Monday, August 21, 2017

once in a lifetime


Solar eclipse 21 August 2017. Wiki media

A week ago the plan was simple enough: get up early, drive south on Hwy 411 to Vonore, find a place to park and wait. It was only 33 miles, we could make it in roughly 40 minutes.

Then we were given a spoonful of castor oil called reality. Thousands of out-of-state travelers were here to do much the same thing. I guess a once-in-a-lifetime total eclipse of the sun belongs to everyone. It wasn't just our eclipse or a time to be exclusionary and provincial. There's enough of that going on in the nation's capital.

This morning we quickly had to reconnoiter and devise a new plan. Returning to the totality map we realized Maryville would give us a good enough show. But could we even get there? 

Rachael Eliot and I joined the slow flow of traffic on Alcoa Highway and aimed for Foothills Mall. Instead of waiting in the hot car for hours, we did what the other half of all Americans were doing, we went shopping. Perhaps we needed more red in our wardrobe.

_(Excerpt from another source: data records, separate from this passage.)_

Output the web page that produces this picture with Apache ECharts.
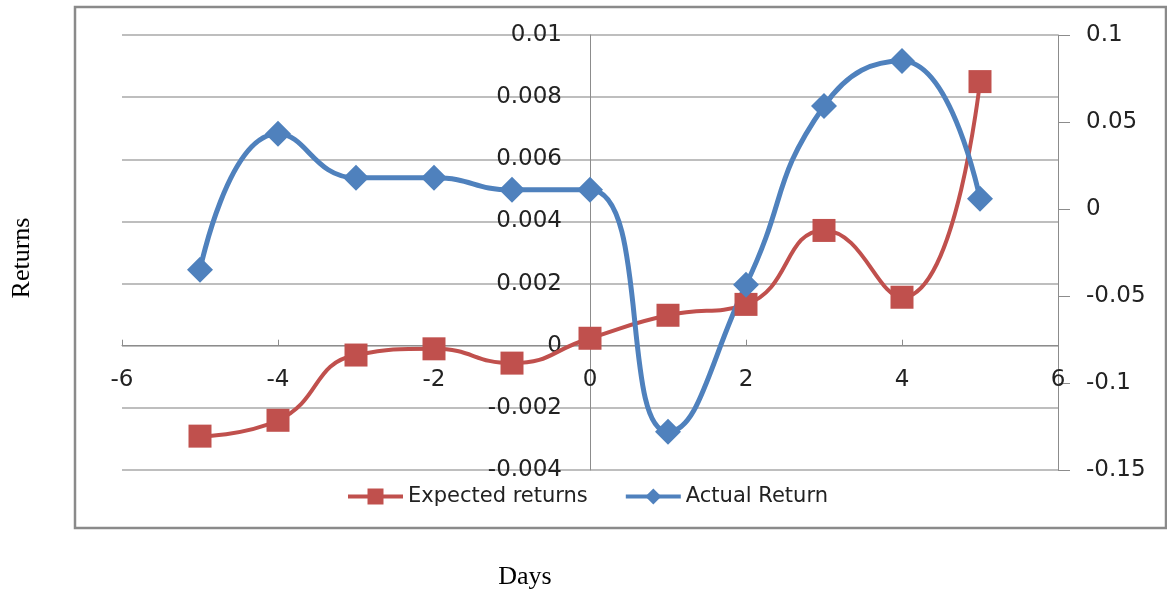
<!DOCTYPE html>
<html>
<head>
<meta charset="utf-8">
<script src="https://cdn.jsdelivr.net/npm/echarts@6/dist/echarts.min.js"></script>
<style>
  html, body { margin: 0; padding: 0; background: #fff; }
  #chart { width: 1167px; height: 595px; }
</style>
</head>
<body>
<div id="chart"></div>
<script>
// 数据
const days = [-5, -4, -3, -2, -1, 0, 1, 2, 3, 4, 5];
const expectedReturns = [-0.00291, -0.0024, -0.0003, -0.0001, -0.00056, 0.00024, 0.00098, 0.00133, 0.00371, 0.00156, 0.0085];
const actualReturn = [-0.0349, 0.0432, 0.0179, 0.0179, 0.011, 0.011, -0.128, -0.0435, 0.0592, 0.0851, 0.0059];

const labelFont = { color: '#222', fontSize: 23, fontFamily: 'DejaVu Sans' };

function pairs(xs, ys) {
    return xs.map((x, i) => [x, ys[i]]);
}

// 网格尺寸 (坐标轴交叉于零点)
const gridLeft = 122, gridRight = 109, gridTop = 35, gridBottom = 125;
const plotW = 1167 - gridLeft - gridRight;
const plotH = 595 - gridTop - gridBottom;
const xMin = -6, xMax = 6, yMin = -0.004, yMax = 0.01;
const yAxisOffset = -plotW * (0 - xMin) / (xMax - xMin);
const xAxisOffset = -plotH * (0 - yMin) / (yMax - yMin);

const chart = echarts.init(document.getElementById('chart'));

chart.setOption({
    animation: false,
    backgroundColor: '#fff',
    grid: { left: gridLeft, right: gridRight, top: gridTop, bottom: gridBottom },
    legend: {
        left: 341,
        top: 481,
        itemWidth: 55,
        itemHeight: 20,
        itemGap: 36,
        lineStyle: { width: 4 },
        textStyle: { color: '#222', fontSize: 21, fontFamily: 'DejaVu Sans' },
        data: ['Expected returns', 'Actual Return']
    },
    xAxis: {
        type: 'value',
        min: xMin,
        max: xMax,
        interval: 2,
        offset: xAxisOffset,
        axisLine: { onZero: false, lineStyle: { color: '#8c8c8c', width: 1 } },
        axisTick: { show: true, inside: true, length: 6, lineStyle: { color: '#8c8c8c' } },
        axisLabel: Object.assign({ margin: 23 }, labelFont),
        splitLine: { show: false }
    },
    yAxis: [
        {
            type: 'value',
            min: yMin,
            max: yMax,
            interval: 0.002,
            offset: yAxisOffset,
            axisLine: { show: true, onZero: false, lineStyle: { color: '#8c8c8c', width: 1 } },
            axisTick: { show: false },
            axisLabel: Object.assign({ margin: 28 }, labelFont),
            splitLine: { show: true, lineStyle: { color: '#a8a8a8', width: 1.5 } }
        },
        {
            type: 'value',
            position: 'right',
            min: -0.15,
            max: 0.1,
            interval: 0.05,
            axisLine: { show: true, onZero: false, lineStyle: { color: '#8c8c8c', width: 1 } },
            axisTick: { show: true, length: 12, lineStyle: { color: '#8c8c8c' } },
            axisLabel: Object.assign({ margin: 28 }, labelFont),
            splitLine: { show: false }
        }
    ],
    series: [
        {
            name: 'Expected returns',
            type: 'line',
            yAxisIndex: 0,
            smooth: 0.5,
            symbol: 'rect',
            symbolSize: 23,
            lineStyle: { width: 4, color: '#C0504D' },
            itemStyle: { color: '#C0504D' },
            data: pairs(days, expectedReturns)
        },
        {
            name: 'Actual Return',
            type: 'line',
            yAxisIndex: 1,
            smooth: 0.5,
            symbol: 'diamond',
            symbolSize: 26,
            lineStyle: { width: 5, color: '#4F81BD' },
            itemStyle: { color: '#4F81BD' },
            data: pairs(days, actualReturn)
        }
    ],
    graphic: [
        {
            type: 'rect',
            shape: { x: 75, y: 7, width: 1091, height: 521 },
            style: { fill: 'none', stroke: '#8a8a8a', lineWidth: 2.5 },
            silent: true
        },
        {
            type: 'text',
            x: 22,
            y: 258,
            rotation: Math.PI / 2,
            style: {
                text: 'Returns',
                font: '26px "Liberation Serif"',
                fill: '#000',
                textAlign: 'center',
                textVerticalAlign: 'middle'
            }
        },
        {
            type: 'text',
            x: 525,
            y: 577,
            style: {
                text: 'Days',
                font: '26px "Liberation Serif"',
                fill: '#000',
                textAlign: 'center',
                textVerticalAlign: 'middle'
            }
        }
    ]
});
</script>
</body>
</html>
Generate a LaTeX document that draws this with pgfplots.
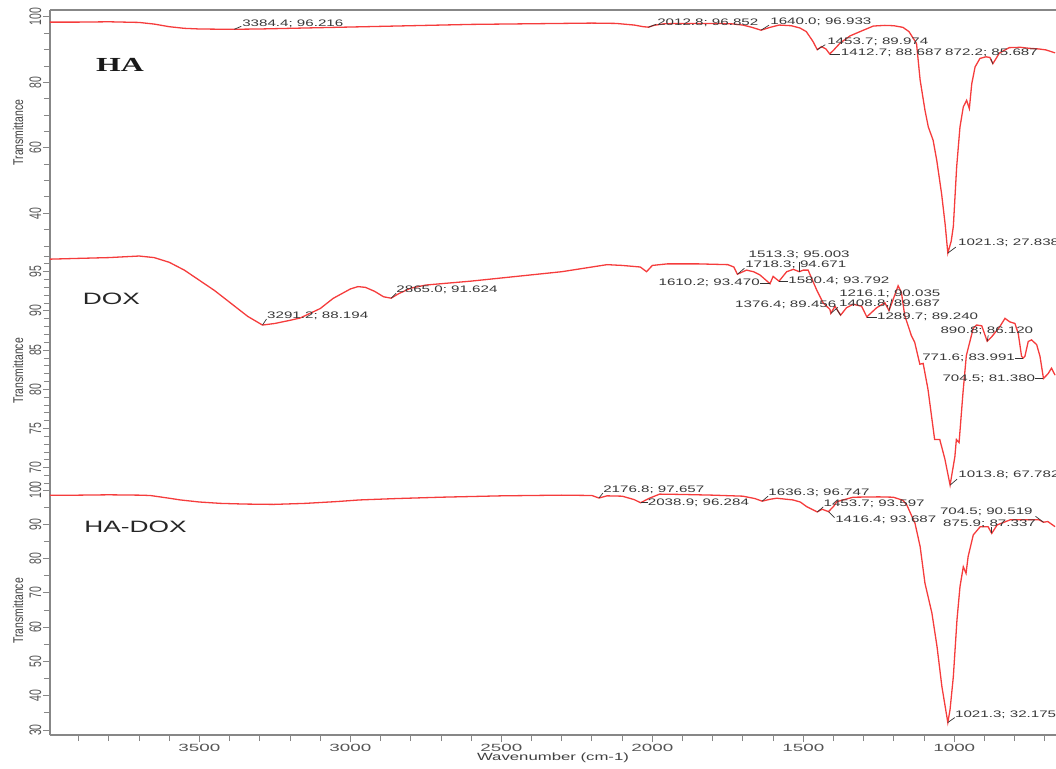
\documentclass[border=0pt]{standalone}
\usepackage{pgfplots}
\pgfplotsset{compat=1.18}
\usepackage{fontspec}
\setmainfont{Liberation Sans}
\newfontfamily\serifb{Liberation Serif}
\definecolor{curve}{RGB}{245,60,60}
\definecolor{axgray}{RGB}{135,135,135}
\definecolor{tickgray}{RGB}{85,85,85}

\pgfplotstableread{
wn T
3995 98.4
3900 98.4
3800 98.5
3700 98.3
3650 97.8
3600 97.0
3550 96.5
3500 96.3
3450 96.25
3384.4 96.216
3300 96.3
3200 96.5
3100 96.7
3000 96.9
2900 97.1
2800 97.3
2700 97.5
2600 97.7
2500 97.8
2400 97.9
2300 98.0
2200 98.1
2120 98.0
2060 97.5
2030 97.0
2012.8 96.852
1995 97.4
1960 97.9
1900 98.0
1800 98.0
1740 97.9
1700 97.5
1670 96.8
1640.0 95.933
1610 96.8
1580 97.5
1540 97.3
1511 96.6
1490 95.5
1468 92.5
1453.7 89.974
1440 90.9
1425 90.2
1412.7 88.687
1400 89.8
1378 92.0
1345 94.2
1312 95.5
1268 97.2
1230 97.4
1200 97.3
1170 96.8
1150 95.5
1125 91.9
1113 80.7
1097 71.5
1086 66.4
1070 62.3
1058 56.2
1042 46.0
1030 36.5
1021.3 27.838
1010 31.5
1003 36.0
992 54.2
981 66.4
970 72.5
959 74.5
950 72.0
942 79.6
931 84.7
915 87.3
895 87.8
882 87.6
872.2 85.687
860 87.5
851 88.9
818 90.6
780 90.7
752 90.4
720 90.2
696 89.9
666 89.0
}\haData

\pgfplotstableread{
wn T
3995 96.6
3900 96.7
3800 96.8
3700 97.0
3650 96.8
3600 96.2
3550 95.2
3500 93.9
3450 92.6
3410 91.4
3370 90.2
3340 89.3
3291.2 88.194
3250 88.4
3200 88.8
3166 89.1
3100 90.3
3057 91.6
3000 92.8
2975 93.1
2950 93.0
2920 92.5
2890 91.8
2865.0 91.624
2840 92.2
2800 92.9
2750 93.3
2600 93.8
2400 94.6
2300 95.0
2200 95.6
2150 95.9
2100 95.8
2040 95.6
2019 95.0
2000 95.8
1950 96.0
1850 96.0
1750 95.9
1730 95.6
1718.3 94.671
1700 95.0
1688 95.2
1665 95.0
1644 94.6
1610.2 93.470
1600 94.4
1580.4 93.792
1555 95.0
1533 95.3
1513.3 95.003
1500 95.2
1484 95.2
1456 92.7
1434 91.0
1412 90.2
1408.8 89.687
1395 90.6
1376.4 89.456
1357 90.4
1335 90.85
1307 90.6
1289.7 89.240
1257 90.4
1230 91.05
1216.1 90.035
1202 91.5
1186 93.2
1175 92.35
1164 89.4
1142 86.85
1131 86.0
1114 83.2
1103 83.3
1087 80.0
1065 73.6
1048 73.6
1031 71.1
1013.8 67.782
998 71.4
993 73.6
984 73.2
971 79.6
960 84.3
937 87.8
926 88.2
909 88.1
890.8 86.120
876 86.7
849 88.0
832 89.05
816 88.6
799 88.4
788 87.1
777 84.2
771.6 83.991
766 84.2
755 86.1
744 86.3
727 85.7
716 84.2
704.5 81.380
689 82.0
678 82.7
666 81.8
}\doxData

\pgfplotstableread{
wn T
3995 98.5
3900 98.5
3800 98.6
3700 98.5
3663 98.4
3600 97.6
3563 97.1
3500 96.5
3430 96.1
3350 95.9
3255 95.8
3150 96.1
3050 96.6
2970 97.1
2850 97.5
2700 97.9
2500 98.3
2300 98.5
2200 98.4
2176.8 97.657
2150 98.3
2100 98.2
2060 97.2
2038.9 96.284
2010 97.6
1976 98.8
1900 98.7
1800 98.5
1700 98.2
1660 97.5
1636.3 96.747
1610 97.3
1588 97.6
1534 97.1
1510 96.5
1488 95.1
1453.7 93.597
1438 94.4
1416.4 93.687
1400 95.2
1389 96.6
1335 97.9
1250 98.0
1202 97.9
1170 97.0
1157 95.6
1130 90.3
1113 83.5
1097 72.8
1074 64.1
1057 54.3
1041 42.7
1021.3 32.175
1014 35.9
1003 45.6
991 62.1
981 71.8
970 77.6
961 75.7
954 80.6
937 86.9
914 89.3
888 89.3
875.9 87.337
858 89.8
815 91.3
739 91.3
719 91.3
704.5 90.6
690 90.8
666 89.3
}\hadoxData

\tikzset{
 ann/.style={font=\fontsize{9.5}{10}\selectfont, text=black!78, inner sep=0pt, xscale=1.6},
 lead/.style={black!80, line width=0.7bp},
 spec/.style={curve, line width=1.3bp, no marks},
}
\newcommand{\ann}[8]{%
 \draw[lead] (axis cs:#1,#2) -- ++(#3bp,#4bp);
 \node[ann,anchor=#7] at ([shift={(#5bp,#6bp)}]axis cs:#1,#2) {#8};
}

\pgfplotsset{
 panel/.style={
  scale only axis, width=1006bp, xmin=663, xmax=3995, x dir=reverse,
  clip=false,
  axis y line*=left,
  tick align=outside,
  major tick length=7bp, minor tick length=6bp,
  tick style={axgray, line width=0.9bp},
  axis line style={axgray, line width=1.7bp},
  /pgf/number format/assume math mode=true,
  /pgf/number format/set thousands separator={},
  yticklabel style={font=\fontsize{10.5}{11}\selectfont, text=tickgray, rotate=90, anchor=south, inner sep=1.5pt},
  yticklabel={\scalebox{1}[1.6]{\pgfmathprintnumber{\tick}}},
  xticklabel style={font=\fontsize{10.5}{11}\selectfont, text=tickgray, inner sep=2pt},
  xticklabel={\scalebox{1.8}[1]{\pgfmathprintnumber{\tick}}},
 },
}

\begin{document}
\begin{tikzpicture}
% ---------- HA ----------
\begin{axis}[panel, at={(50bp,-10bp)}, anchor=north west, height=245bp,
  axis x line*=top, xtick=\empty,
  ymin=27.25, ymax=102.1, ytick={40,60,80,100}, minor ytick={30,35,...,100}]
\addplot[spec] table[x=wn,y=T] {\haData};
\node[font=\serifb\bfseries\fontsize{20}{22}\selectfont, xscale=1.6, text=black!90] at (axis description cs:0.0696,0.7755) {HA};
\node[rotate=90, yscale=1.35, font=\fontsize{10.5}{11}\selectfont, text=black!75] at ([xshift=-32bp]axis description cs:0,0.5) {Transmittance};
\ann{3384.4}{96.216}{7}{3}{7.6}{5.1}{west}{3384.4; 96.216}
\ann{2012.8}{96.852}{8}{3}{8.5}{4.5}{west}{2012.8; 96.852}
\ann{1640.0}{95.933}{8}{5}{9}{8}{west}{1640.0; 96.933}
\ann{1453.7}{89.974}{8}{5}{9.7}{7.8}{west}{1453.7; 89.974}
\ann{1412.7}{88.687}{10}{0}{11}{0.7}{west}{1412.7; 88.687}
\ann{872.2}{85.687}{-2}{5}{-48}{10.5}{west}{872.2; 85.687}
\ann{1021.3}{27.838}{8}{6}{10}{9.8}{west}{1021.3; 27.838}
\end{axis}
% ---------- DOX ----------
\begin{axis}[panel, at={(50bp,-255bp)}, anchor=north west, height=232bp,
  axis x line=none,
  ymin=67.54, ymax=97.13, ytick={70,75,...,95}, minor ytick={68,69,...,97}]
\addplot[spec] table[x=wn,y=T] {\doxData};
\node[font=\fontsize{16.5}{18}\selectfont, xscale=1.6, text=black!85] at (axis description cs:0.0611,0.8103) {DOX};
\node[rotate=90, yscale=1.35, font=\fontsize{10.5}{11}\selectfont, text=black!75] at ([xshift=-32bp]axis description cs:0,0.5) {Transmittance};
\ann{3291.2}{88.194}{4}{6}{4.4}{9.1}{west}{3291.2; 88.194}
\ann{2865.0}{91.624}{5}{5}{5}{8.5}{west}{2865.0; 91.624}
\ann{1513.3}{95.003}{0}{10}{-51}{17}{west}{1513.3; 95.003}
\ann{1718.3}{94.671}{7}{6}{7.6}{9.3}{west}{1718.3; 94.671}
\ann{1610.2}{93.470}{-10}{0}{-10}{1}{east}{1610.2; 93.470}
\ann{1580.4}{93.792}{9}{0}{9}{0}{west}{1580.4; 93.792}
\ann{1216.1}{90.035}{3}{12}{-50}{17.3}{west}{1216.1; 90.035}
\ann{1408.8}{89.687}{7}{6}{8}{10}{west}{1408.8; 89.687}
\ann{1376.4}{89.456}{-4}{6}{-4}{10.2}{east}{1376.4; 89.456}
\ann{1289.7}{89.240}{10}{0}{10}{0}{west}{1289.7; 89.240}
\ann{890.8}{86.120}{1}{6}{-47}{10.6}{west}{890.8; 86.120}
\ann{771.6}{83.991}{-8}{0}{-8}{0}{east}{771.6; 83.991}
\ann{704.5}{81.380}{-8}{0}{-8}{0}{east}{704.5; 81.380}
\ann{1013.8}{67.782}{7}{6}{8}{10}{west}{1013.8; 67.782}
\end{axis}
% ---------- HA-DOX ----------
\begin{axis}[panel, at={(50bp,-487bp)}, anchor=north west, height=248bp,
  axis x line*=bottom,
  xtick={1000,1500,...,3500}, minor xtick={700,800,...,3900},
  ymin=28.54, ymax=100.875, ytick={30,40,...,100}, minor ytick={30,35,...,100}]
\addplot[spec] table[x=wn,y=T] {\hadoxData};
\node[font=\fontsize{16.5}{18}\selectfont, xscale=1.6, text=black!85] at (axis description cs:0.085,0.84) {HA-DOX};
\node[rotate=90, yscale=1.35, font=\fontsize{10.5}{11}\selectfont, text=black!75] at ([xshift=-32bp]axis description cs:0,0.5) {Transmittance};
\node[font=\fontsize{10.5}{11}\selectfont, xscale=1.6, text=black!75] at ([yshift=-23bp]axis description cs:0.5,0) {Wavenumber (cm-1)};
\ann{2176.8}{97.657}{4}{5}{4}{8.7}{west}{2176.8; 97.657}
\ann{2038.9}{96.284}{7}{0}{7}{0}{west}{2038.9; 96.284}
\ann{1636.3}{96.747}{6}{5}{6}{8.5}{west}{1636.3; 96.747}
\ann{1453.7}{93.597}{6}{5}{6}{8}{west}{1453.7; 93.597}
\ann{1416.4}{93.687}{6}{-6}{6.4}{-8.4}{west}{1416.4; 93.687}
\ann{704.5}{90.6}{-8}{6}{-10.5}{10.2}{east}{704.5; 90.519}
\ann{875.9}{87.337}{0}{6}{-48.8}{10.1}{west}{875.9; 87.337}
\ann{1021.3}{32.175}{7}{5}{7}{7.5}{west}{1021.3; 32.175}
\end{axis}
\pgfresetboundingbox
\path[use as bounding box] (0,0) rectangle (1056bp,-769bp);
\end{tikzpicture}
\end{document}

We arrived early enough to park in the partial shade of a chinkapin oak and met people from Alabama, Pennsylvania and even Poland around us.

The big totality show started right on time—2:33 pm—and isn't it a beautiful piece of symmetry that the moon is exactly the right size at exactly the right distance from Mother Earth to exactly snuff out the light of the sun albeit briefly. And I know using the word "exactly" three times in one sentence is a writer's no-no, but it is exactly true.

We live in a chaotic yet orderly universe: black holes and a clockwork solar system. A loving populace with hate-filled leadership. At totality, all went dark, the crowd oohed and aahed, birds started to coo and roost, scissor-grinder cicadas began to buzz. My friend John Goodall and his family saw bats at their Maryville location. Probably anything crepuscular became active. Heck, it sure looked like twilight to me. 

As the sun returned, undulating shadow bands raced across the asphalt of the parking lot, and for one brief moment the world did not seem so wackadoo but in perfect alignment. Peace and joy throughout the land. "Her beauty and the moonlight overthrew ya. Hallelujah. Hallelujah.

But nature and science have always made so much more sense to me than the rest of the so called civilized world. 



Tiny holes in the tree canopy overhead created pinhole cameras.
Disbelief...
turned to twilight
turned to joy at the sun's return.
as ephemeral as the chalk that documented the site
And 21 August 2017 ended on yet another bit of immaculateness.